Dataset extract:

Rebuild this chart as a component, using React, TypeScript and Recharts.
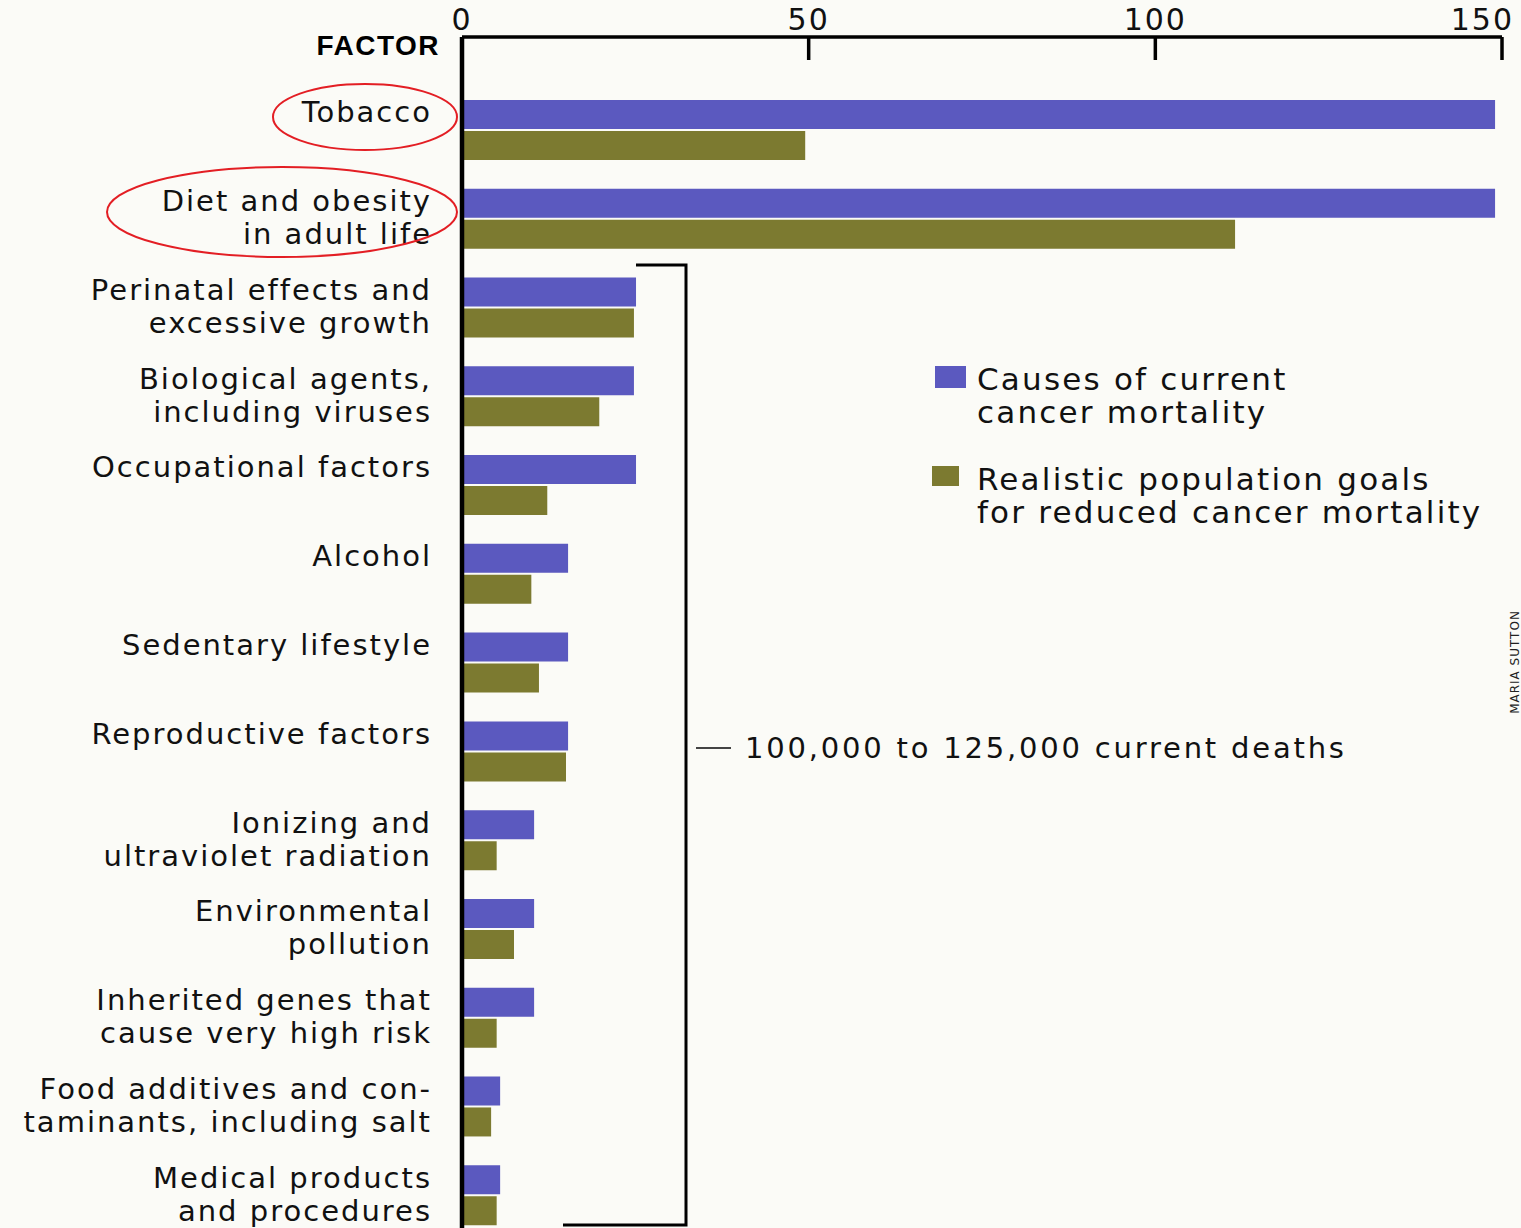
import React from "react";
import { BarChart, Bar, XAxis, YAxis, Legend } from "recharts";

// Factors, top to bottom. "\n" marks the line break used in the printed label.
const factors = [
  "Tobacco",
  "Diet and obesity\nin adult life",
  "Perinatal effects and\nexcessive growth",
  "Biological agents,\nincluding viruses",
  "Occupational factors",
  "Alcohol",
  "Sedentary lifestyle",
  "Reproductive factors",
  "Ionizing and\nultraviolet radiation",
  "Environmental\npollution",
  "Inherited genes that\ncause very high risk",
  "Food additives and con-\ntaminants, including salt",
  "Medical products\nand procedures",
];

// thousands of deaths
const currentMortality = [149, 149, 25.1, 24.8, 25.1, 15.3, 15.3, 15.3, 10.4, 10.4, 10.4, 5.5, 5.5];
const realisticGoals = [49.5, 111.5, 24.8, 19.8, 12.3, 10, 11.1, 15, 5, 7.5, 5, 4.2, 5];

const xTicks = [0, 50, 100, 150];

const legendItems = [
  { label: ["Causes of current", "cancer mortality"], color: "#5b59bf" },
  { label: ["Realistic population goals", "for reduced cancer mortality"], color: "#7c7a30" },
];

const data = factors.map((f, i) => ({
  factor: f,
  current: currentMortality[i],
  goal: realisticGoals[i],
}));

const FONT = "'DejaVu Sans', Verdana, sans-serif";

function FactorTick({ x, y, payload }: any) {
  const lines = String(payload.value).split("\n");
  return (
    <g>
      {lines.map((line, i) => (
        <text
          key={i}
          x={x}
          y={y - 8 + i * 33}
          textAnchor="end"
          fontFamily={FONT}
          fontSize={29}
          letterSpacing={2}
          fill="#111"
        >
          {line}
        </text>
      ))}
    </g>
  );
}

function ValueTick({ x, y, payload }: any) {
  const last = payload.value === 150;
  return (
    <text
      x={last ? x + 12 : x}
      y={y}
      textAnchor={last ? "end" : "middle"}
      fontFamily={FONT}
      fontSize={30}
      letterSpacing={2}
      fill="#111"
    >
      {payload.value}
    </text>
  );
}

function LegendBox() {
  return (
    <svg width={600} height={180} style={{ display: "block" }}>
      {legendItems.map((item, i) => (
        <g key={i} transform={`translate(0, ${i * 100})`}>
          <rect
            x={i === 0 ? 5 : 2}
            y={8}
            width={i === 0 ? 31 : 27}
            height={i === 0 ? 22 : 20}
            fill={item.color}
          />
          {item.label.map((line, j) => (
            <text
              key={j}
              x={47}
              y={32 + j * 33}
              fontFamily={FONT}
              fontSize={31}
              letterSpacing={2.2}
              fill="#111"
            >
              {line}
            </text>
          ))}
        </g>
      ))}
    </svg>
  );
}

export default function App() {
  return (
    <div
      style={{
        position: "absolute",
        left: 0,
        top: 0,
        width: 1521,
        height: 1228,
        overflow: "hidden",
        background: "#fbfbf7",
      }}
    >
      <BarChart
        width={1521}
        height={1240}
        data={data}
        layout="vertical"
        margin={{ top: 0, right: 19, left: 0, bottom: 0 }}
        barSize={29}
        barGap={2}
      >
        <XAxis
          type="number"
          orientation="top"
          domain={[0, 150]}
          ticks={xTicks}
          height={37}
          axisLine={{ stroke: "#000", strokeWidth: 3.5 }}
          tickLine={{ stroke: "#000", strokeWidth: 3.5 }}
          tickSize={-23}
          tickMargin={30}
          tick={<ValueTick />}
          interval={0}
        />
        <YAxis
          type="category"
          dataKey="factor"
          width={462}
          padding={{ top: 49, bottom: 0 }}
          axisLine={{ stroke: "#000", strokeWidth: 4.5 }}
          tickLine={false}
          tickSize={0}
          tickMargin={30}
          tick={<FactorTick />}
          interval={0}
        />
        <Legend
          layout="vertical"
          align="center"
          verticalAlign="middle"
          content={<LegendBox />}
          wrapperStyle={{ left: 930, top: 358, width: 600 }}
        />
        <Bar dataKey="current" fill="#5b59bf" isAnimationActive={false} />
        <Bar dataKey="goal" fill="#7c7a30" isAnimationActive={false} />
      </BarChart>

      <svg
        width={1521}
        height={1228}
        style={{ position: "absolute", left: 0, top: 0, pointerEvents: "none" }}
      >
        <text
          x={440}
          y={55}
          textAnchor="end"
          fontFamily="'Liberation Sans', Arial, sans-serif"
          fontWeight="bold"
          fontSize={28}
          letterSpacing={1.5}
          fill="#000"
        >
          FACTOR
        </text>
        <ellipse cx={365} cy={117} rx={92} ry={33} fill="none" stroke="#e31e24" strokeWidth={2} />
        <ellipse cx={282} cy={212} rx={175} ry={45} fill="none" stroke="#e31e24" strokeWidth={2} />
        <path d="M636 265 H686 V1225 H563" fill="none" stroke="#000" strokeWidth={3} />
        <line x1={696} y1={748} x2={731} y2={748} stroke="#444" strokeWidth={2} />
        <text x={745} y={758} fontFamily={FONT} fontSize={29} letterSpacing={2.8} fill="#111">
          100,000 to 125,000 current deaths
        </text>
        <text
          transform="translate(1519, 662) rotate(-90)"
          textAnchor="middle"
          fontFamily={FONT}
          fontSize={12}
          letterSpacing={1}
          fill="#222"
        >
          MARIA SUTTON
        </text>
      </svg>
    </div>
  );
}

Required task:
Reproduce the whole listing exactly, but not the images in it.

Reply:
Rebuild this chart as a component, using React, TypeScript and Recharts.
import React from "react";
import { BarChart, Bar, XAxis, YAxis, Legend } from "recharts";

// Factors, top to bottom. "\n" marks the line break used in the printed label.
const factors = [
  "Tobacco",
  "Diet and obesity\nin adult life",
  "Perinatal effects and\nexcessive growth",
  "Biological agents,\nincluding viruses",
  "Occupational factors",
  "Alcohol",
  "Sedentary lifestyle",
  "Reproductive factors",
  "Ionizing and\nultraviolet radiation",
  "Environmental\npollution",
  "Inherited genes that\ncause very high risk",
  "Food additives and con-\ntaminants, including salt",
  "Medical products\nand procedures",
];

// thousands of deaths
const currentMortality = [149, 149, 25.1, 24.8, 25.1, 15.3, 15.3, 15.3, 10.4, 10.4, 10.4, 5.5, 5.5];
const realisticGoals = [49.5, 111.5, 24.8, 19.8, 12.3, 10, 11.1, 15, 5, 7.5, 5, 4.2, 5];

const xTicks = [0, 50, 100, 150];

const legendItems = [
  { label: ["Causes of current", "cancer mortality"], color: "#5b59bf" },
  { label: ["Realistic population goals", "for reduced cancer mortality"], color: "#7c7a30" },
];

const data = factors.map((f, i) => ({
  factor: f,
  current: currentMortality[i],
  goal: realisticGoals[i],
}));

const FONT = "'DejaVu Sans', Verdana, sans-serif";

function FactorTick({ x, y, payload }: any) {
  const lines = String(payload.value).split("\n");
  return (
    <g>
      {lines.map((line, i) => (
        <text
          key={i}
          x={x}
          y={y - 8 + i * 33}
          textAnchor="end"
          fontFamily={FONT}
          fontSize={29}
          letterSpacing={2}
          fill="#111"
        >
          {line}
        </text>
      ))}
    </g>
  );
}

function ValueTick({ x, y, payload }: any) {
  const last = payload.value === 150;
  return (
    <text
      x={last ? x + 12 : x}
      y={y}
      textAnchor={last ? "end" : "middle"}
      fontFamily={FONT}
      fontSize={30}
      letterSpacing={2}
      fill="#111"
    >
      {payload.value}
    </text>
  );
}

function LegendBox() {
  return (
    <svg width={600} height={180} style={{ display: "block" }}>
      {legendItems.map((item, i) => (
        <g key={i} transform={`translate(0, ${i * 100})`}>
          <rect
            x={i === 0 ? 5 : 2}
            y={8}
            width={i === 0 ? 31 : 27}
            height={i === 0 ? 22 : 20}
            fill={item.color}
          />
          {item.label.map((line, j) => (
            <text
              key={j}
              x={47}
              y={32 + j * 33}
              fontFamily={FONT}
              fontSize={31}
              letterSpacing={2.2}
              fill="#111"
            >
              {line}
            </text>
          ))}
        </g>
      ))}
    </svg>
  );
}

export default function App() {
  return (
    <div
      style={{
        position: "absolute",
        left: 0,
        top: 0,
        width: 1521,
        height: 1228,
        overflow: "hidden",
        background: "#fbfbf7",
      }}
    >
      <BarChart
        width={1521}
        height={1240}
        data={data}
        layout="vertical"
        margin={{ top: 0, right: 19, left: 0, bottom: 0 }}
        barSize={29}
        barGap={2}
      >
        <XAxis
          type="number"
          orientation="top"
          domain={[0, 150]}
          ticks={xTicks}
          height={37}
          axisLine={{ stroke: "#000", strokeWidth: 3.5 }}
          tickLine={{ stroke: "#000", strokeWidth: 3.5 }}
          tickSize={-23}
          tickMargin={30}
          tick={<ValueTick />}
          interval={0}
        />
        <YAxis
          type="category"
          dataKey="factor"
          width={462}
          padding={{ top: 49, bottom: 0 }}
          axisLine={{ stroke: "#000", strokeWidth: 4.5 }}
          tickLine={false}
          tickSize={0}
          tickMargin={30}
          tick={<FactorTick />}
          interval={0}
        />
        <Legend
          layout="vertical"
          align="center"
          verticalAlign="middle"
          content={<LegendBox />}
          wrapperStyle={{ left: 930, top: 358, width: 600 }}
        />
        <Bar dataKey="current" fill="#5b59bf" isAnimationActive={false} />
        <Bar dataKey="goal" fill="#7c7a30" isAnimationActive={false} />
      </BarChart>

      <svg
        width={1521}
        height={1228}
        style={{ position: "absolute", left: 0, top: 0, pointerEvents: "none" }}
      >
        <text
          x={440}
          y={55}
          textAnchor="end"
          fontFamily="'Liberation Sans', Arial, sans-serif"
          fontWeight="bold"
          fontSize={28}
          letterSpacing={1.5}
          fill="#000"
        >
          FACTOR
        </text>
        <ellipse cx={365} cy={117} rx={92} ry={33} fill="none" stroke="#e31e24" strokeWidth={2} />
        <ellipse cx={282} cy={212} rx={175} ry={45} fill="none" stroke="#e31e24" strokeWidth={2} />
        <path d="M636 265 H686 V1225 H563" fill="none" stroke="#000" strokeWidth={3} />
        <line x1={696} y1={748} x2={731} y2={748} stroke="#444" strokeWidth={2} />
        <text x={745} y={758} fontFamily={FONT} fontSize={29} letterSpacing={2.8} fill="#111">
          100,000 to 125,000 current deaths
        </text>
        <text
          transform="translate(1519, 662) rotate(-90)"
          textAnchor="middle"
          fontFamily={FONT}
          fontSize={12}
          letterSpacing={1}
          fill="#222"
        >
          MARIA SUTTON
        </text>
      </svg>
    </div>
  );
}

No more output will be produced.